I’ll briefly conclude that I do not intend to connote that the putative enemies are always bad, nor that the tradition is always good. I simply seek to analyze these characters in a way that might help someone get a better grasp on the dynamics of those seeking to defend or practice a tradition, the broadly defined “right”. Several examples of these dynamics have likely already popped into your head, and admittedly my theory is a bit sloppy, but disambiguations like this are useful to get a handle on our own instinctive reactions to behavior we observe.
I think I'm generally in agreement there. The fundamental difference in the two orientations is the pull toward an existing past (tradition) or some imagined future (progress). Since the future hasn't occurred yet, there cannot be a currently existing tradition for the left to define itself around except for how it differs from existing traditions within their culture. It's an interesting divide, and one that always makes me wonder what the root cause of these value differences is, and if it is possible for humanity as a whole to hold them in a proper tension that doesn't descend into the same kind of violent cycle that seems to keep recurring in history.
A similar (and very low effort on my end) mapping could be seen on the left with theorists, progressives, and revolutionaries. Not meant to be exhaustive by any means, just riffing off the above.

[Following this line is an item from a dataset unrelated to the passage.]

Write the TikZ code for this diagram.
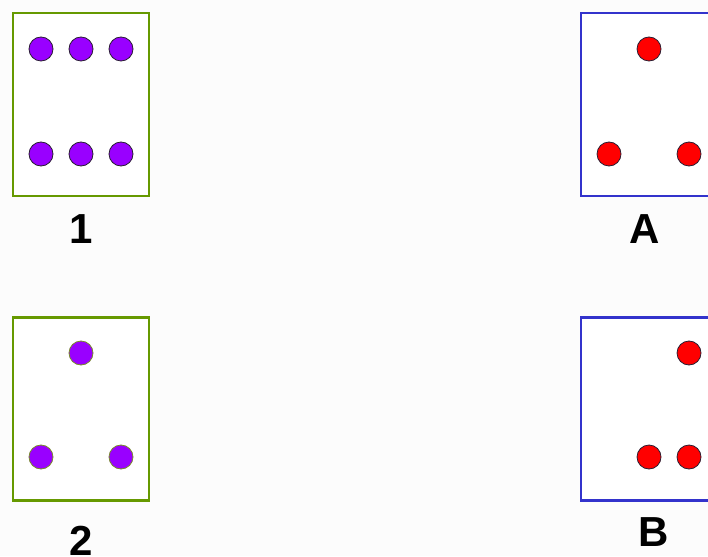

Theorists - Discontent with the lack of justice in the world, Idealists seeking ways to change and improve the existing state of things. Implementation on a large scale isn't really their thing, more likely to experiment at smaller personal scale.
Progressives - Reformers. Much like the Conservatives they also try to push their agenda through the power of the state, but to remove fences instead of putting them up.
Revolutionaries - Let's burn this mother**er down. Basically the militant wing of change.